Dakota Johnson, anne olmak ile ilgili karmaşık duyguları hakkında konuştu. Önümüzdeki ay çıkacak olan psikolojik dram türündeki ‘The Lost Daughter’ filminin tanıtımı için Times’a konuşan Johnson, “Bu film, anne olmak ile ilgili karmaşık duygular beslemenin gayet normal olduğunu gösteriyor” dedi.
Coldplay müzik grubunun solisti Chris Martin ile birlikte olan Johnson, “Henüz anne olmayan veya anne olmak istemeyen, benim gibi biri için bu film hislerimizi normalleştiriyor. Komplike, ama normal” dedi.
Elena Ferrante’nin aynı adı taşıyan 2006 yılında yazdığı romanından uyarlanan yeni dramda oyuncak bebek takıntılı bir kızın genç annesini oynayan Johnson, doğurganlık konusuna da değindi. “Cambridge Üniversitesi yumurtaları dondurmayı teklif etse harika olurdu,” diyen Johnson, “Teknolojiyle 50 yaşına kadar biyolojik bir çocuğunuz olabilir. Bu harika” diye ekledi.

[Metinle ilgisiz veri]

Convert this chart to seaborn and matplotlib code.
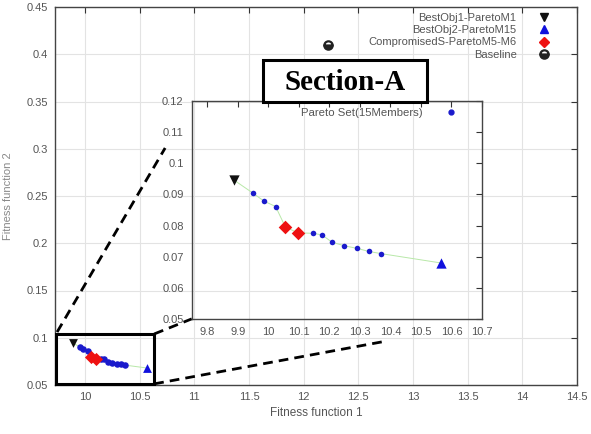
import matplotlib
matplotlib.use("Agg")
import matplotlib.pyplot as plt
from matplotlib.patches import Rectangle
from matplotlib.lines import Line2D
import seaborn as sns
import pandas as pd

# ---------------- data ----------------
pareto_f1 = [9.889, 9.950, 9.985, 10.024, 10.056, 10.097, 10.147, 10.176,
             10.208, 10.249, 10.290, 10.329, 10.369, 10.565]
pareto_f2 = [0.0945, 0.0904, 0.0879, 0.0861, 0.0795, 0.0777, 0.0775, 0.0770,
             0.0747, 0.0735, 0.0727, 0.0717, 0.0710, 0.0680]
pareto_role = ["best1", "set", "set", "set", "comp", "comp", "set", "set",
               "set", "set", "set", "set", "set", "best2"]
baseline_f1 = [12.22]
baseline_f2 = [0.41]

legend_labels = ["BestObj1-ParetoM1", "BestObj2-ParetoM15",
                 "CompromisedS-ParetoM5-M6", "Baseline"]
inset_label = "Pareto Set(15Members)"
main_xticks = [10, 10.5, 11, 11.5, 12, 12.5, 13, 13.5, 14, 14.5]
main_yticks = [0.05, 0.1, 0.15, 0.2, 0.25, 0.3, 0.35, 0.4, 0.45]
inset_xticks = [9.8, 9.9, 10, 10.1, 10.2, 10.3, 10.4, 10.5, 10.6, 10.7]
inset_yticks = [0.05, 0.06, 0.07, 0.08, 0.09, 0.1, 0.11, 0.12]

df = pd.DataFrame({"f1": pareto_f1, "f2": pareto_f2, "role": pareto_role})
base = pd.DataFrame({"f1": baseline_f1, "f2": baseline_f2})

# ---------------- style ----------------
sns.set_theme(style="white")
plt.rcParams["font.family"] = ["Liberation Sans", "DejaVu Sans"]
TXT = "#555555"

W, H = 591, 434
fig = plt.figure(figsize=(W / 100, H / 100), dpi=100)

def px_axes(l, t, r, b):
    return fig.add_axes([l / W, 1 - b / H, (r - l) / W, (b - t) / H])

ax = px_axes(55, 7, 577, 385)
ins = px_axes(192, 101, 482, 319)

def style_axes(a, xt, yt, xl, yl, grid, pad):
    a.set_xlim(*xl)
    a.set_ylim(*yl)
    a.set_xticks(xt)
    a.set_yticks(yt)
    a.set_xticklabels(["%g" % v for v in xt])
    a.set_yticklabels(["%g" % v for v in yt])
    a.tick_params(direction="in", top=True, right=True, length=4, width=0.8,
                  color="#333333", labelsize=8, labelcolor=TXT, pad=pad)
    for s in a.spines.values():
        s.set_color("#444444")
        s.set_linewidth(1.0)
    if grid:
        a.grid(True, color="#e3e3e3", lw=0.8)
        a.set_axisbelow(True)
    else:
        a.grid(False)
    a.set_xlabel("")
    a.set_ylabel("")

GREEN = "#b8e8a8"

def draw_points(a, s_dot, s_tri, s_dia, show_base):
    sns.lineplot(data=df, x="f1", y="f2", ax=a, color=GREEN, lw=0.7,
                 sort=False, estimator=None, legend=False, zorder=2)
    sns.scatterplot(data=df[df.role == "set"], x="f1", y="f2", ax=a,
                    color="#1a1acc", marker="o", s=s_dot, linewidth=0,
                    zorder=3, legend=False)
    sns.scatterplot(data=df[df.role == "best1"], x="f1", y="f2", ax=a,
                    color="#111111", marker="v", s=s_tri, linewidth=0,
                    zorder=4, legend=False)
    sns.scatterplot(data=df[df.role == "best2"], x="f1", y="f2", ax=a,
                    color="#1010dd", marker="^", s=s_tri, linewidth=0,
                    zorder=4, legend=False)
    sns.scatterplot(data=df[df.role == "comp"], x="f1", y="f2", ax=a,
                    color="#ee1111", marker="D", s=s_dia, linewidth=0,
                    zorder=4, legend=False)
    if show_base:
        a.plot(base.f1, base.f2, ls="none", marker="o", ms=6,
               fillstyle="bottom", markerfacecolor="#222222",
               markerfacecoloralt="white", markeredgecolor="#222222",
               markeredgewidth=1.6, zorder=4)

# main axes
draw_points(ax, 22, 40, 45, True)
style_axes(ax, main_xticks, main_yticks, (9.725, 14.5), (0.05, 0.45), True, 5)
ax.set_xlabel("Fitness function 1", fontsize=8.5, color=TXT, labelpad=4)
ax.set_ylabel("Fitness function 2", fontsize=8, color="#888888")
ax.yaxis.set_label_coords(-0.080, 0.5)

handles = [
    Line2D([], [], ls="none", marker="v", color="#111111", ms=6),
    Line2D([], [], ls="none", marker="^", color="#1010dd", ms=6),
    Line2D([], [], ls="none", marker="D", color="#ee1111", ms=5),
    Line2D([], [], ls="none", marker="o", ms=6, fillstyle="bottom",
           markerfacecolor="#222222", markerfacecoloralt="white",
           markeredgecolor="#222222", markeredgewidth=1.6),
]
leg = ax.legend(handles, legend_labels, loc="upper right",
                bbox_to_anchor=(0.948, 0.984), frameon=False, markerfirst=False,
                fontsize=8, labelspacing=0.2, handlelength=1.0,
                handletextpad=2.0, borderpad=0, borderaxespad=0)
for t in leg.get_texts():
    t.set_color(TXT)

# zoom box and connector lines
ax.add_patch(Rectangle((9.735, 0.051), 0.895, 0.053, fill=False,
                       ec="black", lw=2.2, zorder=6, clip_on=False))
for (x0, y0), (x1, y1) in [((0.004, 0.140), (0.211, 0.627)),
                           ((0.190, 0.003), (0.626, 0.114)),
                           ((0.190, 0.135), (0.262, 0.175))]:
    ax.plot([x0, x1], [y0, y1], transform=ax.transAxes, color="black",
            lw=2.0, dashes=(3.5, 2.2), clip_on=False, zorder=6)

# inset
draw_points(ins, 16, 55, 48, False)
style_axes(ins, inset_xticks, inset_yticks, (9.75, 10.7), (0.05, 0.12), False, 6)
ins.patch.set_alpha(0)
ih = [Line2D([], [], ls="none", marker="o", color="#1a1acc", ms=3.5)]
leg2 = ins.legend(ih, [inset_label], loc="upper right",
                  bbox_to_anchor=(0.914, 0.966), frameon=False,
                  markerfirst=False, fontsize=8.2, handlelength=1.0,
                  handletextpad=2.0, borderpad=0, borderaxespad=0)
for t in leg2.get_texts():
    t.set_color(TXT)

# Section-A label box
fig.patches.append(Rectangle((263 / W, 1 - 102 / H), 164 / W, 42 / H,
                             transform=fig.transFigure, fill=True, fc="white",
                             ec="black", lw=2.2, zorder=10))
fig.text(345 / W, 1 - 82 / H, "Section-A", ha="center", va="center",
         fontsize=21, fontweight="bold", family="Liberation Serif",
         color="black", zorder=11)

fig.savefig("out.png", dpi=100)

Kısa bir süre önce The Hollywood Reporter’a ‘The Lost Daughter’ filminde canlandırdığı karakter hakkında konuşan Johnson, “Nina mücadele ediyor, ortadan kayboluyor. İç dünyası tahmin ettiğinden çok farklı olan bu kadını canlandırmak gerçekten çok özeldi. Çünkü onu görüyorsun ama kimse o kızın aklından geçenleri düşünmüyor. Ben anne değilim ama korkmanın ya da ‘İyi bir anne olacak mıyım?’ gibi düşünmenin nasıl bir his olduğunu biliyorum. Ama bir nedenden dolayı, bu konu hakkında konuşmak kabul edilebilir olmuyor. Ama bunu yüksek sesle söylemeliyiz. Neden mi? Çünkü bu çok insani ve çok cana yakın bir düşünce” dedi.
Daha önce oynadığı kadın karakterlerin bu şekilde yazıldığını görmediğini söyleyen Johnson, ‘The Crown’ serisinden Oscar ve Emmy Ödüllü Olivia Colman ile birlikte yer alıyor. Maggie Gyllenhaal tarafından yönetilen ve yazılan ‘The Lost Daughter’ filminde Olivia Colman ise Leda karakterini canlandırıyor. ‘The Lost Daughter’ filminde orta yaşlı bir anne ve dil profesörü olan Leda, Nina’yı ve genç kızını inceliyor. Nina’nın kızı kaybolduktan sonra bu anne-kız ilişkisini daha da çok merak eden Leda, kendi geçmişini anımsıyor.
Peter Sarsgaard ile Ramona ve Gloria Ray adında iki kızı olan Maggie Gyllenhaal, anneliği daha derinden inceleme fikri hakkında konuşurken, “Annelik benim için hakkında bir film yapabileceğim her şey kadar önemli. Bunu söylüyorum çünkü profesyonel ve eğitimli bir sanatçı olarak buradayım. Kendimi ifade eden ve annelikle ilgili bir film yaptım. Çünkü bir anne olarak kimliğim kim olduğumun büyük bir parçası ve bu birçok kadın için geçerli,” dedi.
Seçili sinemalarda 17 Aralık’ta vizyona girecek olan ‘The Lost Daughter’ filmi 31 Aralık’ta Netflix’te yayınlanacak.